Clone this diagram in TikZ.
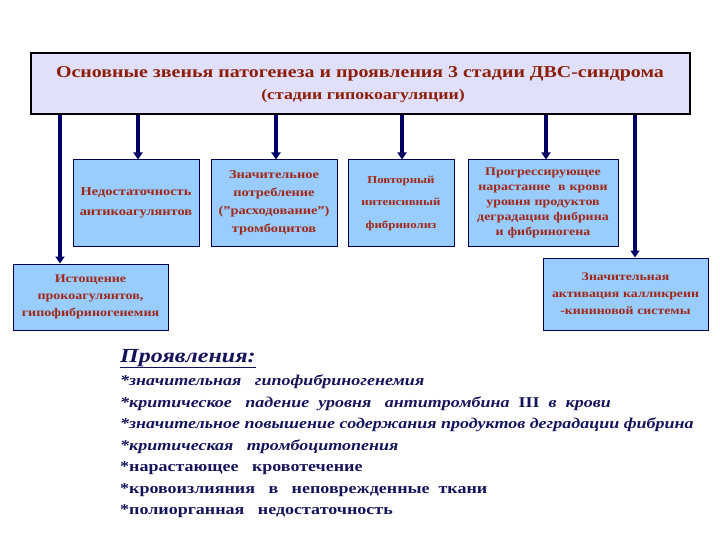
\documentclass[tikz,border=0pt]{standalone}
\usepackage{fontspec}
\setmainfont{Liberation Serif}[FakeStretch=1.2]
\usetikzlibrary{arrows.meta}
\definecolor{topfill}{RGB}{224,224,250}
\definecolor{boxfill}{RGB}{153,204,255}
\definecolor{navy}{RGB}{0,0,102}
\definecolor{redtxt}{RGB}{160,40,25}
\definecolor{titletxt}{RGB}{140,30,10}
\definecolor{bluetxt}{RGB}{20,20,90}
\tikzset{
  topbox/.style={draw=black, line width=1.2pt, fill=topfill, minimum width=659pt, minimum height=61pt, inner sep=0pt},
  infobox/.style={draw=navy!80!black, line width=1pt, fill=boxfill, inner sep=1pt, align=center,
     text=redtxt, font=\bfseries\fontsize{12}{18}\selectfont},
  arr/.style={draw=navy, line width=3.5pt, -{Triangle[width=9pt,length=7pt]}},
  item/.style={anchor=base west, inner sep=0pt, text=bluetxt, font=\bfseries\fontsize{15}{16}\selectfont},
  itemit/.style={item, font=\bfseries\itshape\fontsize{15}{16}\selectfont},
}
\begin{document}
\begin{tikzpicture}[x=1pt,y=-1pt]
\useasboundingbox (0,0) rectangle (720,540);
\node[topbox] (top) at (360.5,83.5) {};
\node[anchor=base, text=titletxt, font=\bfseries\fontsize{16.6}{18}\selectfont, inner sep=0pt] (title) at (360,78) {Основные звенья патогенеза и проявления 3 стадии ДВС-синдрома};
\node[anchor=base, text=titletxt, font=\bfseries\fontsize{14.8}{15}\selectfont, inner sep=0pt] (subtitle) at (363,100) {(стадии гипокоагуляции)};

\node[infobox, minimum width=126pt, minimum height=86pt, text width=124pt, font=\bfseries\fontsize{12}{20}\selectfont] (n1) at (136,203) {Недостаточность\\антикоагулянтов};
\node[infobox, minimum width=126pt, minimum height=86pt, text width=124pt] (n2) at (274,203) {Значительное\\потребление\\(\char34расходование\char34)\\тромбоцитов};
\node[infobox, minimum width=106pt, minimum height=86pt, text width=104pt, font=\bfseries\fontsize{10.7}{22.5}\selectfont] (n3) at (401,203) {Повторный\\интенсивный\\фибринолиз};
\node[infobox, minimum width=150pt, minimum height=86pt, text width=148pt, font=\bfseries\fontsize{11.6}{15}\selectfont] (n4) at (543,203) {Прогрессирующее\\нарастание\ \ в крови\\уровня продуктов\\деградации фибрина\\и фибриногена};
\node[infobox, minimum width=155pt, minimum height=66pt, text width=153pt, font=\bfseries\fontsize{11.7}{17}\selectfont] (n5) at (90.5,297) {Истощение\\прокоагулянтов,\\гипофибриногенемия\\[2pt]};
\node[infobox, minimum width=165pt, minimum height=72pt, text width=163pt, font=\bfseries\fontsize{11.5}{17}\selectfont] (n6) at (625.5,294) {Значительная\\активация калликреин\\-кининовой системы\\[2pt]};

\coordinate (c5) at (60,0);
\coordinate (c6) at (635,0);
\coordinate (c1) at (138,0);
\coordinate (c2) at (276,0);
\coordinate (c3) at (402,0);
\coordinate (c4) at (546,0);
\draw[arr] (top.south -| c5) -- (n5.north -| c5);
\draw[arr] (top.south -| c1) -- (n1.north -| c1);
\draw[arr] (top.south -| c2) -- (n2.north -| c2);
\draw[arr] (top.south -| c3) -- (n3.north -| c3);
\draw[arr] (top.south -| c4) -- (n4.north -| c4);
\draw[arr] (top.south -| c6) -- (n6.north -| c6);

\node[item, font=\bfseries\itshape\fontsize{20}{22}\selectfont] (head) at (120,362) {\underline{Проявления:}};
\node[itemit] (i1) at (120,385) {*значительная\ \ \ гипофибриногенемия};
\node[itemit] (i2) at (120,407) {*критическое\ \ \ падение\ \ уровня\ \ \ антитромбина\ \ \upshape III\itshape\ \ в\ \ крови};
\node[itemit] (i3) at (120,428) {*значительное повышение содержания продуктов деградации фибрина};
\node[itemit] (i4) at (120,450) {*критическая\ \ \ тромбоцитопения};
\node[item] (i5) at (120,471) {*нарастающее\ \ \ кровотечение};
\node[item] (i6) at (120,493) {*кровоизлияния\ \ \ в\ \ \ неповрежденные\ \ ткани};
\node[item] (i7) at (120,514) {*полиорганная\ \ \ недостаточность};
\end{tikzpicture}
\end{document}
:::::
(THE EXERCISE):
Repeat only the lines from the beginning of the material through the line containing "inner sep=0pt] (subtitle)", both ends kept, leaving pictures out.

(SOLUTION FOR THIS TASK):
Clone this diagram in TikZ.
\documentclass[tikz,border=0pt]{standalone}
\usepackage{fontspec}
\setmainfont{Liberation Serif}[FakeStretch=1.2]
\usetikzlibrary{arrows.meta}
\definecolor{topfill}{RGB}{224,224,250}
\definecolor{boxfill}{RGB}{153,204,255}
\definecolor{navy}{RGB}{0,0,102}
\definecolor{redtxt}{RGB}{160,40,25}
\definecolor{titletxt}{RGB}{140,30,10}
\definecolor{bluetxt}{RGB}{20,20,90}
\tikzset{
  topbox/.style={draw=black, line width=1.2pt, fill=topfill, minimum width=659pt, minimum height=61pt, inner sep=0pt},
  infobox/.style={draw=navy!80!black, line width=1pt, fill=boxfill, inner sep=1pt, align=center,
     text=redtxt, font=\bfseries\fontsize{12}{18}\selectfont},
  arr/.style={draw=navy, line width=3.5pt, -{Triangle[width=9pt,length=7pt]}},
  item/.style={anchor=base west, inner sep=0pt, text=bluetxt, font=\bfseries\fontsize{15}{16}\selectfont},
  itemit/.style={item, font=\bfseries\itshape\fontsize{15}{16}\selectfont},
}
\begin{document}
\begin{tikzpicture}[x=1pt,y=-1pt]
\useasboundingbox (0,0) rectangle (720,540);
\node[topbox] (top) at (360.5,83.5) {};
\node[anchor=base, text=titletxt, font=\bfseries\fontsize{16.6}{18}\selectfont, inner sep=0pt] (title) at (360,78) {Основные звенья патогенеза и проявления 3 стадии ДВС-синдрома};
\node[anchor=base, text=titletxt, font=\bfseries\fontsize{14.8}{15}\selectfont, inner sep=0pt] (subtitle) at (363,100) {(стадии гипокоагуляции)};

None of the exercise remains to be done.